Granularity and Primary Keys
Weld supports time partitioning based on daily (DAY) granularity.
- Primary Keys: If your partition key is part of your source's primary key, Weld automatically optimizes how we merge data into BigQuery.
- Non-Primary Keys: If you choose a partition key that is not part of the primary key, then make sure to choose a partition key that doesn't update as it might result in duplicates.

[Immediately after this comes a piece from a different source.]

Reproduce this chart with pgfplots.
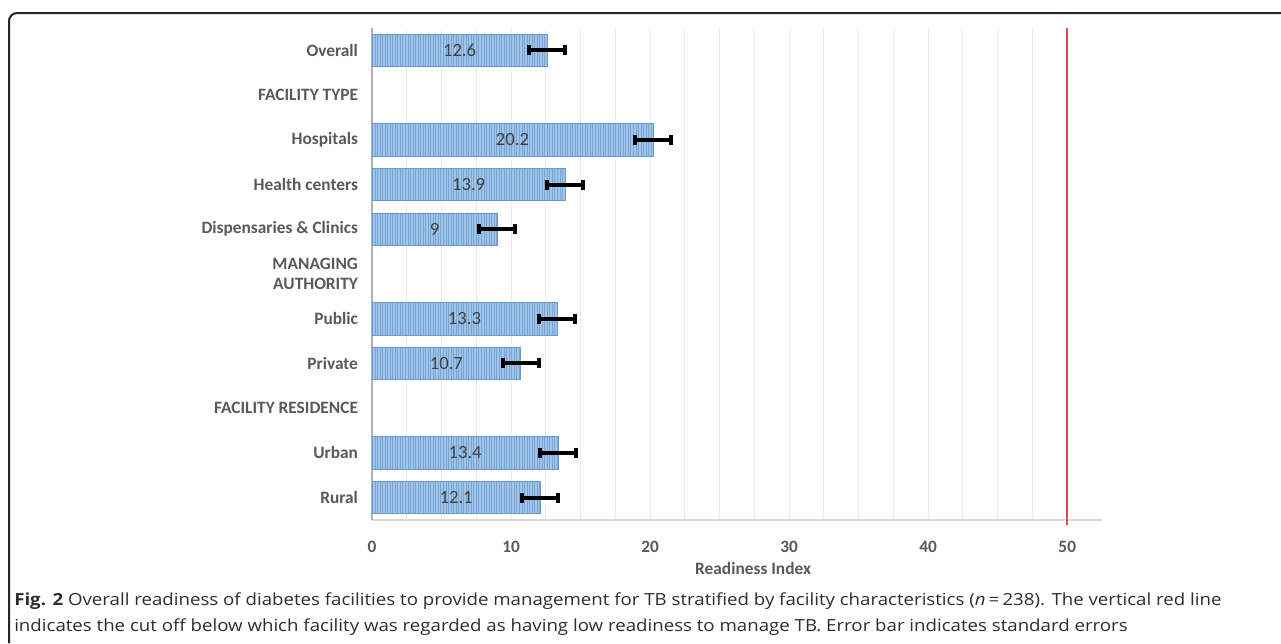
\documentclass[border=0pt]{standalone}
\usepackage{pgfplots}
\pgfplotsset{compat=1.18}
\usepackage{fontspec}
\setmainfont{Carlito}
\newfontfamily\capfont{Open Sans}
\usetikzlibrary{patterns.meta}
\definecolor{lab}{RGB}{89,89,89}
\definecolor{valtxt}{RGB}{64,64,64}
\definecolor{barfill}{RGB}{160,197,233}
\definecolor{barline}{RGB}{100,155,210}
\definecolor{stripe}{RGB}{120,165,214}
\definecolor{redline}{RGB}{222,80,80}
\definecolor{gridc}{RGB}{236,236,236}
\definecolor{axc}{RGB}{217,217,217}
\definecolor{yaxc}{RGB}{175,175,175}
\definecolor{captxt}{RGB}{45,45,45}
\begin{document}
\begin{tikzpicture}
\path[use as bounding box] (0,0) rectangle (960.75pt,-482.25pt);
\draw[line width=1.5pt, rounded corners=6pt, black!85] (6.75pt,-482.25pt) -- (6.75pt,-9.75pt) -- (960.75pt,-9.75pt);
\begin{axis}[
  at={(279pt,-390pt)}, anchor=south west,
  scale only axis, width=547.5pt, height=369pt,
  xmin=0, xmax=52.5, ymin=-0.5, ymax=10.5,
  clip=false,
  axis x line*=bottom, axis y line*=left,
  axis line style={-},
  x axis line style={draw=axc, line width=0.8pt},
  y axis line style={draw=yaxc, line width=0.9pt},
  xtick={0,10,20,30,40,50},
  minor x tick num=3,
  xmajorgrids, xminorgrids,
  major grid style={gridc, line width=0.8pt},
  minor grid style={gridc, line width=0.8pt},
  tick style={draw=none},
  major tick length=0pt, minor tick length=0pt,
  /pgf/number format/assume math mode=true,
  xticklabel style={font=\bfseries\fontsize{13}{14}\selectfont, text=lab, yshift=-12pt},
  ytick={0,...,10},
  yticklabels={Rural, Urban, FACILITY RESIDENCE, Private, Public, {MANAGING\\AUTHORITY}, Dispensaries \& Clinics, Health centers, Hospitals, FACILITY TYPE, Overall},
  yticklabel style={align=right, font=\bfseries\fontsize{13}{15.5}\selectfont, text=lab, xshift=-7pt},
  xlabel={Readiness Index},
  xlabel style={at={(axis description cs:0.522,0)}, anchor=center, yshift=-36pt, font=\bfseries\fontsize{13}{14}\selectfont, text=lab},
]
\addplot[xbar, bar width=0.72, fill=barfill, draw=barline, line width=0.5pt,
  postaction={pattern={Lines[angle=90,distance=1.9pt,line width=0.55pt]}, pattern color=stripe},
  error bars/.cd, x dir=both, x explicit,
  error bar style={line width=3pt, black},
  error mark options={rotate=90, line width=3pt, mark size=3.75pt, black}]
coordinates {
  (12.6,10) +- (1.3,0)
  (20.2,8) +- (1.3,0)
  (13.9,7) +- (1.3,0)
  (9.0,6) +- (1.3,0)
  (13.3,4) +- (1.3,0)
  (10.7,3) +- (1.3,0)
  (13.4,1) +- (1.3,0)
  (12.1,0) +- (1.3,0)
};
\addplot[draw=none, mark=none, nodes near coords, point meta=explicit symbolic,
  every node near coord/.append style={anchor=center, font=\fontsize{14}{15}\selectfont, text=valtxt}]
coordinates {
  (6.3,10) [12.6]
  (10.1,8) [20.2]
  (6.95,7) [13.9]
  (4.5,6) [9]
  (6.65,4) [13.3]
  (5.35,3) [10.7]
  (6.7,1) [13.4]
  (6.05,0) [12.1]
};
\addplot[red!80!black!70!white, solid, line width=1.4pt, mark=none, forget plot] table[row sep=\\] {x y\\ 50 -0.62\\ 50 10.5\\};
\end{axis}
\node[anchor=west, inner sep=0pt, text=captxt] at (10.5pt,-451pt) {\scalebox{1.12}[1]{\capfont\fontsize{12.5}{14}\selectfont\textbf{Fig. 2} Overall readiness of diabetes facilities to provide management for TB stratified by facility characteristics (\textit{n}\,=\,238). The vertical red line}};
\node[anchor=west, inner sep=0pt, text=captxt] at (10.5pt,-470.25pt) {\scalebox{1.12}[1]{\capfont\fontsize{12.5}{14}\selectfont indicates the cut off below which facility was regarded as having low readiness to manage TB. Error bar indicates standard errors}};
\end{tikzpicture}
\end{document}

For example, partitioning by a last_updated timestamp is not recommended - as we might skip the last version when trying to merge the new version in.
Converting an Existing Table to a Partitioned Table
If you have an existing non-partitioned table created by Weld and wish to convert it to a partitioned table, you must manually migrate the table in BigQuery.
Follow the steps below to ensure no data is lost during the conversion.
Step 1: Stop the Weld Sync
Before making structural changes to your BigQuery destination, you must stop Weld from writing data.
- Log in to your Weld dashboard.
- Navigate to the ELT section and select the relevant Sync.
- Toggle the status to STOPPED.
- Wait for any currently running sync jobs to complete.
Step 2: Run Migration SQL in BigQuery
To convert an existing table, you will essentially create a new partitioned table, copy the data from the old table, and then swap the tables.
Open the BigQuery Console, select your project/dataset, and execute the SQL statement matching your desired partition type below.
Replace [schema-name] with your dataset name and [table-name] with your
actual table name.
Option A: Partition by TIMESTAMP
Use this if your column is a TIMESTAMP type.
-- 1. Rename the original table to a backup name
ALTER TABLE `[schema-name].[table-name]`
RENAME TO `[table-name]_backup`;
-- 2. Create the new partitioned table with data from the backup
CREATE TABLE `[schema-name].[table-name]`
PARTITION BY DATE([timestamp-column])
AS SELECT * FROM `[schema-name].[table-name]_backup`;
-- 3. (Optional) Drop the backup table once you verify the data
DROP TABLE `[schema-name].[table-name]_backup`;
Option B: Partition by DATE
Use this if your column is a DATE type.
-- 1. Rename the original table to a backup name
ALTER TABLE `[schema-name].[table-name]`
RENAME TO `[table-name]_backup`;
-- 2. Create the new partitioned table with data from the backup
CREATE TABLE `[schema-name].[table-name]`
PARTITION BY [date-column]
AS SELECT * FROM `[schema-name].[table-name]_backup`;
-- 3. (Optional) Drop the backup table once you verify the data
DROP TABLE `[schema-name].[table-name]_backup`;
Option C: Partition by DATETIME
Use this if your column is a DATETIME type.
-- 1. Rename the original table to a backup name
ALTER TABLE `[schema-name].[table-name]`
RENAME TO `[table-name]_backup`;
-- 2. Create the new partitioned table with data from the backup
CREATE TABLE `[schema-name].[table-name]`
PARTITION BY [datetime-column]
AS SELECT * FROM `[schema-name].[table-name]_backup`;
-- 3. (Optional) Drop the backup table once you verify the data
DROP TABLE `[schema-name].[table-name]_backup`;
Option D: Partition by Integer Range
Use this to partition by an ID or integer bucket. You must define the start, end, and interval.
-- 1. Rename the original table to a backup name
ALTER TABLE `[schema-name].[table-name]`
RENAME TO `[table-name]_backup`;
-- 2. Create the new partitioned table with data from the backup
CREATE TABLE `[schema-name].[table-name]`
PARTITION BY RANGE_BUCKET([integer-column], GENERATE_ARRAY([start], [end], [interval]))
AS SELECT * FROM `[schema-name].[table-name]_backup`;
-- 3. (Optional) Drop the backup table once you verify the data
DROP TABLE `[schema-name].[table-name]_backup`;
Step 3: Resume Weld Sync
Once the table has been recreated with the correct partitioning:
- Return to your Weld dashboard.
- Set the Sync status toggle back to STARTED.
- Weld will detect the existing table and continue syncing data into the new partitions.